■ GIVEN INSTRUCTION ■
Transcribe the data in full and exactly, omitting any pictures.

■ Source code of charts ■

***

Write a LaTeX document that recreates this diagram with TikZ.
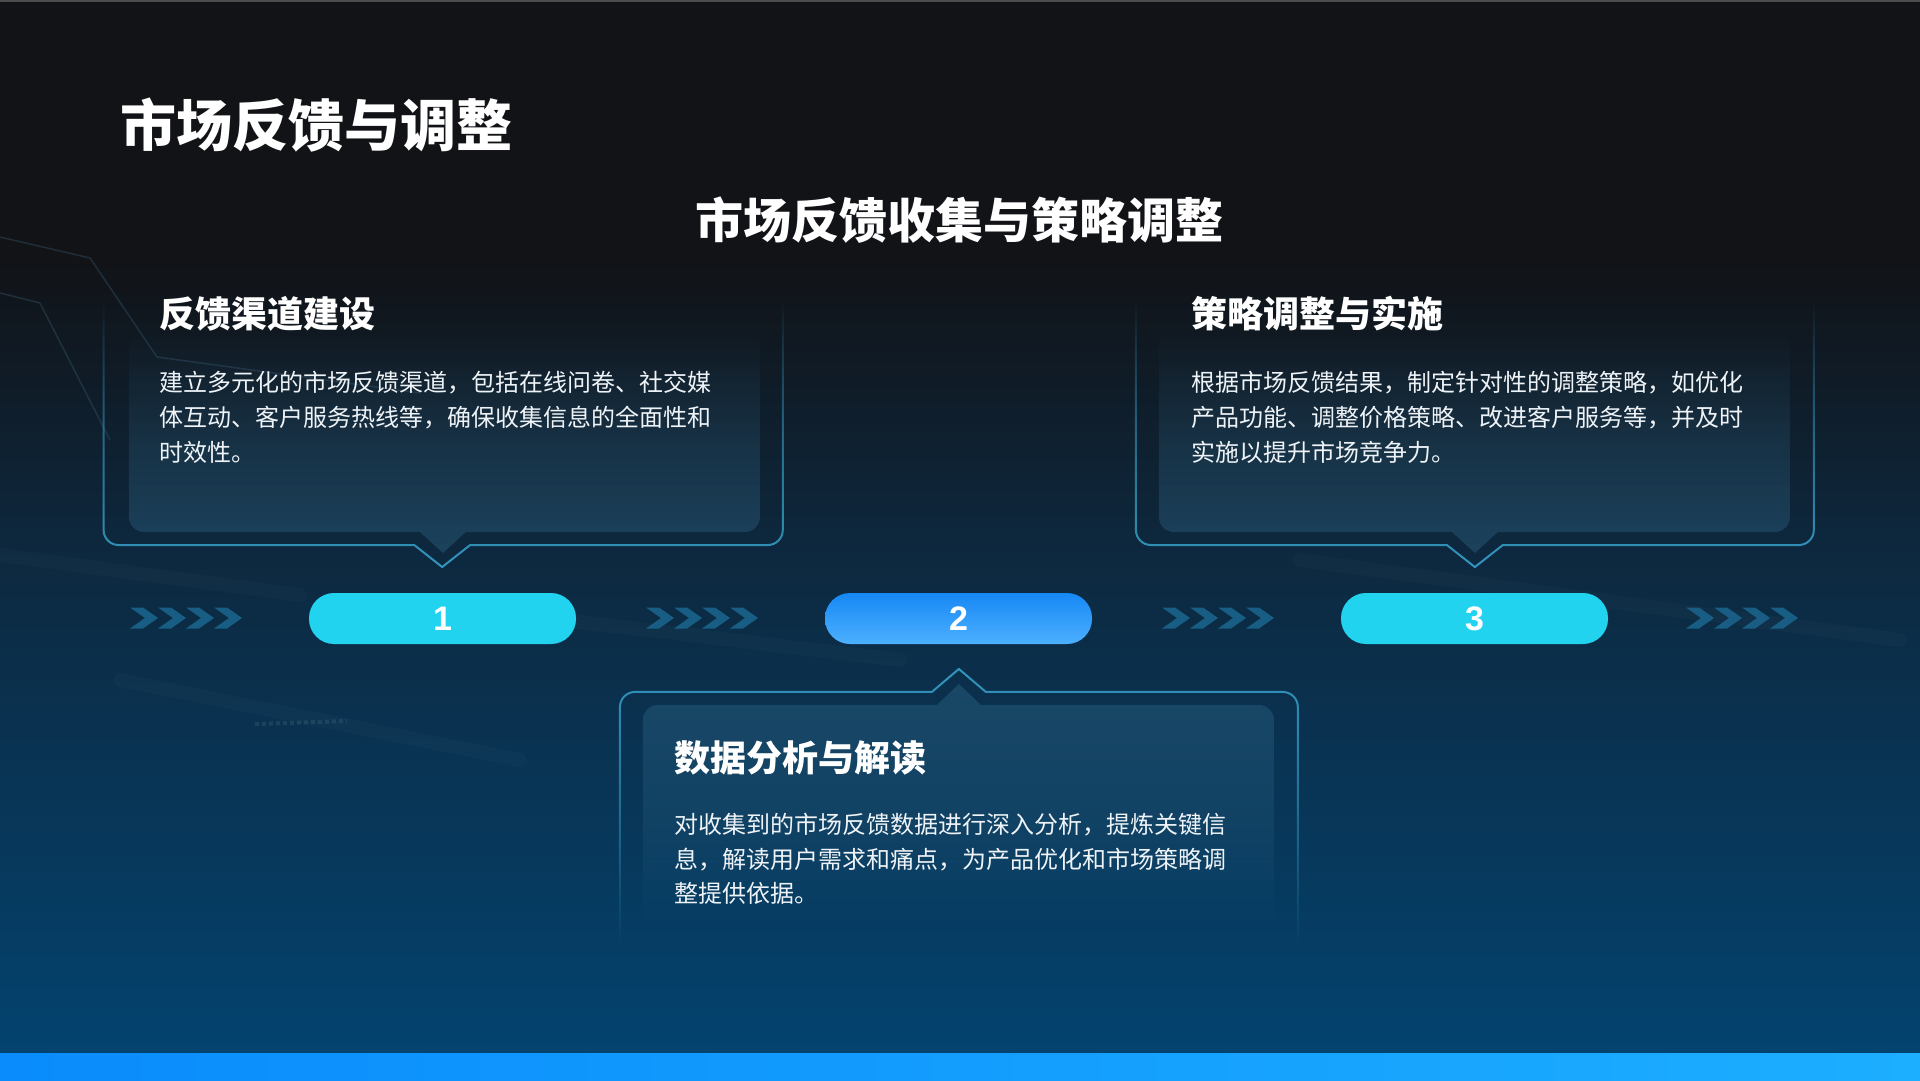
\documentclass[tikz,border=0pt]{standalone}
\usepackage{fontspec}
\setmainfont{Noto Sans CJK SC}
\newfontfamily\digitfont{Liberation Sans}
\usetikzlibrary{fadings}
\definecolor{bgA}{HTML}{111317}
\definecolor{bgB}{HTML}{0D2940}
\definecolor{bgC}{HTML}{03436F}
\definecolor{outc}{HTML}{3396BE}
\definecolor{panelc}{HTML}{3E7FA3}
\definecolor{cyanc}{HTML}{22D3F0}
\definecolor{blueA}{HTML}{1688F4}
\definecolor{blueB}{HTML}{4DB0FF}
\definecolor{chevc}{HTML}{1B6690}
\definecolor{bodyc}{HTML}{EEF3F7}
\definecolor{decoc}{HTML}{36566C}
\definecolor{barA}{HTML}{0A8CFC}
\definecolor{barB}{HTML}{1CAEFF}
\tikzfading[name=fadeUp, top color=transparent!100, bottom color=transparent!0, middle color=transparent!40]
\tikzfading[name=fadeDown, top color=transparent!0, bottom color=transparent!100, middle color=transparent!40]
\tikzset{
  outl/.style={draw=outc, line width=2pt, line join=round},
  panel/.style={fill=panelc, fill opacity=0.30},
  pill/.style={rounded corners=25pt, minimum width=267pt, minimum height=51pt, inner sep=0pt, text=white, font=\digitfont\bfseries\fontsize{34}{34}\selectfont},
  htitle/.style={anchor=base west, inner sep=0pt, text=white, font=\bfseries\fontsize{56}{56}\selectfont},
  hsub/.style={anchor=base, inner sep=0pt, text=white, font=\bfseries\fontsize{48}{48}\selectfont},
  hbox/.style={anchor=base west, inner sep=0pt, text=white, font=\bfseries\fontsize{36}{36}\selectfont},
  body/.style={anchor=base west, inner sep=0pt, text=bodyc, font=\fontsize{24}{24}\selectfont},
  chev/.style={fill=chevc, fill opacity=0.85},
  deco/.style={draw=decoc, line width=1.5pt, draw opacity=0.4},
  streak/.style={draw=white, line width=14pt, draw opacity=0.018, line cap=round},
}
\begin{document}
\begin{tikzpicture}[x=1pt,y=-1pt]
\useasboundingbox (0,0) rectangle (1920,1080);
% background
\fill[bgA] (0,0) rectangle (1920,262);
\shade[top color=bgA, bottom color=bgB] (0,260) rectangle (1920,562);
\shade[top color=bgB, bottom color=bgC] (0,560) rectangle (1920,1054);
\shade[left color=barA, right color=barB] (0,1053) rectangle (1920,1080);
\draw[draw=gray!60!black, line width=2pt] (0,1) -- (1920,1);
% faint decoration
\draw[deco] (0,237) -- (90,258) -- (157,357) -- (420,393);
\draw[deco] (0,293) -- (40,303) -- (110,440);
\draw[streak] (0,555) -- (300,595);
\draw[streak] (480,610) -- (900,660);
\draw[streak] (120,680) -- (520,760);
\draw[streak] (1300,560) -- (1900,640);
\draw[draw=white, draw opacity=0.08, line width=4pt, dash pattern=on 4pt off 3pt] (255,724) -- (347,721);
% box 1
\fill[panel, path fading=fadeUp] (144,330) -- (745,330) .. controls (753.3,330) and (760,336.7) .. (760,345) -- (760,517) .. controls (760,525.3) and (753.3,532) .. (745,532) -- (466,532) -- (443,553) -- (420,532) -- (144,532) .. controls (135.7,532) and (129,525.3) .. (129,517) -- (129,345) .. controls (129,336.7) and (135.7,330) .. (144,330) -- cycle;
\draw[outl, path fading=fadeUp] (104,300) -- (104,530) .. controls (104,538.3) and (110.7,545) .. (119,545) -- (415,545) -- (443,567) -- (471,545) -- (769,545) .. controls (777.3,545) and (784,538.3) .. (784,530) -- (784,300);
% box 3
\fill[panel, path fading=fadeUp] (1174,330) -- (1775,330) .. controls (1783.3,330) and (1790,336.7) .. (1790,345) -- (1790,517) .. controls (1790,525.3) and (1783.3,532) .. (1775,532) -- (1498,532) -- (1475,553) -- (1452,532) -- (1174,532) .. controls (1165.7,532) and (1159,525.3) .. (1159,517) -- (1159,345) .. controls (1159,336.7) and (1165.7,330) .. (1174,330) -- cycle;
\draw[outl, path fading=fadeUp] (1136,300) -- (1136,530) .. controls (1136,538.3) and (1142.7,545) .. (1151,545) -- (1447,545) -- (1475,567) -- (1503,545) -- (1799,545) .. controls (1807.3,545) and (1814,538.3) .. (1814,530) -- (1814,300);
% box 2
\fill[panel, path fading=fadeDown] (658,705) -- (937,705) -- (959,684) -- (981,705) -- (1259,705) .. controls (1267.3,705) and (1274,711.7) .. (1274,720) -- (1274,930) -- (643,930) -- (643,720) .. controls (643,711.7) and (649.7,705) .. (658,705) -- cycle;
\draw[outl, path fading=fadeDown] (620,945) -- (620,707) .. controls (620,698.7) and (626.7,692) .. (635,692) -- (932,692) -- (959,669) -- (986,692) -- (1283,692) .. controls (1291.3,692) and (1298,698.7) .. (1298,707) -- (1298,945);
% chevrons
\foreach \gx in {130,646,1162,1686}{
  \foreach \i in {0,...,3}{
    \fill[chev] ({\gx+28*\i},607.5) -- ++(13,0) -- ++(15,10.5) -- ++(-15,10.5) -- ++(-13,0) -- ++(15,-10.5) -- cycle;
  }
}
% pills
\node[pill, fill=cyanc] (p1) at (442.5,618.5) {1};
\node[pill, top color=blueA, bottom color=blueB] (p2) at (958.5,618.5) {2};
\node[pill, fill=cyanc] (p3) at (1474.5,618.5) {3};
% titles
\node[htitle] (title) at (120,146) {市场反馈与调整};
\node[hsub] (sub) at (959,238) {市场反馈收集与策略调整};
% box 1 text
\node[hbox] (h1) at (159,327) {反馈渠道建设};
\node[body] (b1a) at (159,391) {建立多元化的市场反馈渠道，包括在线问卷、社交媒};
\node[body] (b1b) at (159,426) {体互动、客户服务热线等，确保收集信息的全面性和};
\node[body] (b1c) at (159,461) {时效性。};
% box 3 text
\node[hbox] (h3) at (1191,327) {策略调整与实施};
\node[body] (b3a) at (1191,391) {根据市场反馈结果，制定针对性的调整策略，如优化};
\node[body] (b3b) at (1191,426) {产品功能、调整价格策略、改进客户服务等，并及时};
\node[body] (b3c) at (1191,461) {实施以提升市场竞争力。};
% box 2 text
\node[hbox] (h2) at (674,771) {数据分析与解读};
\node[body] (b2a) at (674,833) {对收集到的市场反馈数据进行深入分析，提炼关键信};
\node[body] (b2b) at (674,868) {息，解读用户需求和痛点，为产品优化和市场策略调};
\node[body] (b2c) at (674,902) {整提供依据。};
\end{tikzpicture}
\end{document}
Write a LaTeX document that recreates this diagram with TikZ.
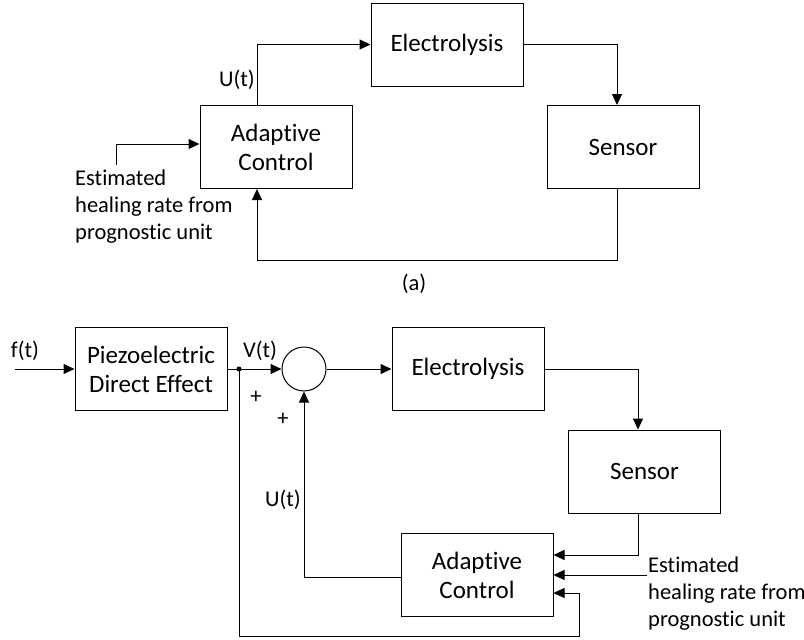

***

■ FINISHED TASK ■
Write a LaTeX document that recreates this diagram with TikZ.
\documentclass[tikz,border=0pt]{standalone}
\usepackage{fontspec}
\setmainfont{Noto Sans CJK SC}
\newfontfamily\digitfont{Liberation Sans}
\usetikzlibrary{fadings}
\definecolor{bgA}{HTML}{111317}
\definecolor{bgB}{HTML}{0D2940}
\definecolor{bgC}{HTML}{03436F}
\definecolor{outc}{HTML}{3396BE}
\definecolor{panelc}{HTML}{3E7FA3}
\definecolor{cyanc}{HTML}{22D3F0}
\definecolor{blueA}{HTML}{1688F4}
\definecolor{blueB}{HTML}{4DB0FF}
\definecolor{chevc}{HTML}{1B6690}
\definecolor{bodyc}{HTML}{EEF3F7}
\definecolor{decoc}{HTML}{36566C}
\definecolor{barA}{HTML}{0A8CFC}
\definecolor{barB}{HTML}{1CAEFF}
\tikzfading[name=fadeUp, top color=transparent!100, bottom color=transparent!0, middle color=transparent!40]
\tikzfading[name=fadeDown, top color=transparent!0, bottom color=transparent!100, middle color=transparent!40]
\tikzset{
  outl/.style={draw=outc, line width=2pt, line join=round},
  panel/.style={fill=panelc, fill opacity=0.30},
  pill/.style={rounded corners=25pt, minimum width=267pt, minimum height=51pt, inner sep=0pt, text=white, font=\digitfont\bfseries\fontsize{34}{34}\selectfont},
  htitle/.style={anchor=base west, inner sep=0pt, text=white, font=\bfseries\fontsize{56}{56}\selectfont},
  hsub/.style={anchor=base, inner sep=0pt, text=white, font=\bfseries\fontsize{48}{48}\selectfont},
  hbox/.style={anchor=base west, inner sep=0pt, text=white, font=\bfseries\fontsize{36}{36}\selectfont},
  body/.style={anchor=base west, inner sep=0pt, text=bodyc, font=\fontsize{24}{24}\selectfont},
  chev/.style={fill=chevc, fill opacity=0.85},
  deco/.style={draw=decoc, line width=1.5pt, draw opacity=0.4},
  streak/.style={draw=white, line width=14pt, draw opacity=0.018, line cap=round},
}
\begin{document}
\begin{tikzpicture}[x=1pt,y=-1pt]
\useasboundingbox (0,0) rectangle (1920,1080);
% background
\fill[bgA] (0,0) rectangle (1920,262);
\shade[top color=bgA, bottom color=bgB] (0,260) rectangle (1920,562);
\shade[top color=bgB, bottom color=bgC] (0,560) rectangle (1920,1054);
\shade[left color=barA, right color=barB] (0,1053) rectangle (1920,1080);
\draw[draw=gray!60!black, line width=2pt] (0,1) -- (1920,1);
% faint decoration
\draw[deco] (0,237) -- (90,258) -- (157,357) -- (420,393);
\draw[deco] (0,293) -- (40,303) -- (110,440);
\draw[streak] (0,555) -- (300,595);
\draw[streak] (480,610) -- (900,660);
\draw[streak] (120,680) -- (520,760);
\draw[streak] (1300,560) -- (1900,640);
\draw[draw=white, draw opacity=0.08, line width=4pt, dash pattern=on 4pt off 3pt] (255,724) -- (347,721);
% box 1
\fill[panel, path fading=fadeUp] (144,330) -- (745,330) .. controls (753.3,330) and (760,336.7) .. (760,345) -- (760,517) .. controls (760,525.3) and (753.3,532) .. (745,532) -- (466,532) -- (443,553) -- (420,532) -- (144,532) .. controls (135.7,532) and (129,525.3) .. (129,517) -- (129,345) .. controls (129,336.7) and (135.7,330) .. (144,330) -- cycle;
\draw[outl, path fading=fadeUp] (104,300) -- (104,530) .. controls (104,538.3) and (110.7,545) .. (119,545) -- (415,545) -- (443,567) -- (471,545) -- (769,545) .. controls (777.3,545) and (784,538.3) .. (784,530) -- (784,300);
% box 3
\fill[panel, path fading=fadeUp] (1174,330) -- (1775,330) .. controls (1783.3,330) and (1790,336.7) .. (1790,345) -- (1790,517) .. controls (1790,525.3) and (1783.3,532) .. (1775,532) -- (1498,532) -- (1475,553) -- (1452,532) -- (1174,532) .. controls (1165.7,532) and (1159,525.3) .. (1159,517) -- (1159,345) .. controls (1159,336.7) and (1165.7,330) .. (1174,330) -- cycle;
\draw[outl, path fading=fadeUp] (1136,300) -- (1136,530) .. controls (1136,538.3) and (1142.7,545) .. (1151,545) -- (1447,545) -- (1475,567) -- (1503,545) -- (1799,545) .. controls (1807.3,545) and (1814,538.3) .. (1814,530) -- (1814,300);
% box 2
\fill[panel, path fading=fadeDown] (658,705) -- (937,705) -- (959,684) -- (981,705) -- (1259,705) .. controls (1267.3,705) and (1274,711.7) .. (1274,720) -- (1274,930) -- (643,930) -- (643,720) .. controls (643,711.7) and (649.7,705) .. (658,705) -- cycle;
\draw[outl, path fading=fadeDown] (620,945) -- (620,707) .. controls (620,698.7) and (626.7,692) .. (635,692) -- (932,692) -- (959,669) -- (986,692) -- (1283,692) .. controls (1291.3,692) and (1298,698.7) .. (1298,707) -- (1298,945);
% chevrons
\foreach \gx in {130,646,1162,1686}{
  \foreach \i in {0,...,3}{
    \fill[chev] ({\gx+28*\i},607.5) -- ++(13,0) -- ++(15,10.5) -- ++(-15,10.5) -- ++(-13,0) -- ++(15,-10.5) -- cycle;
  }
}
% pills
\node[pill, fill=cyanc] (p1) at (442.5,618.5) {1};
\node[pill, top color=blueA, bottom color=blueB] (p2) at (958.5,618.5) {2};
\node[pill, fill=cyanc] (p3) at (1474.5,618.5) {3};
% titles
\node[htitle] (title) at (120,146) {市场反馈与调整};
\node[hsub] (sub) at (959,238) {市场反馈收集与策略调整};
% box 1 text
\node[hbox] (h1) at (159,327) {反馈渠道建设};
\node[body] (b1a) at (159,391) {建立多元化的市场反馈渠道，包括在线问卷、社交媒};
\node[body] (b1b) at (159,426) {体互动、客户服务热线等，确保收集信息的全面性和};
\node[body] (b1c) at (159,461) {时效性。};
% box 3 text
\node[hbox] (h3) at (1191,327) {策略调整与实施};
\node[body] (b3a) at (1191,391) {根据市场反馈结果，制定针对性的调整策略，如优化};
\node[body] (b3b) at (1191,426) {产品功能、调整价格策略、改进客户服务等，并及时};
\node[body] (b3c) at (1191,461) {实施以提升市场竞争力。};
% box 2 text
\node[hbox] (h2) at (674,771) {数据分析与解读};
\node[body] (b2a) at (674,833) {对收集到的市场反馈数据进行深入分析，提炼关键信};
\node[body] (b2b) at (674,868) {息，解读用户需求和痛点，为产品优化和市场策略调};
\node[body] (b2c) at (674,902) {整提供依据。};
\end{tikzpicture}
\end{document}
Write a LaTeX document that recreates this diagram with TikZ.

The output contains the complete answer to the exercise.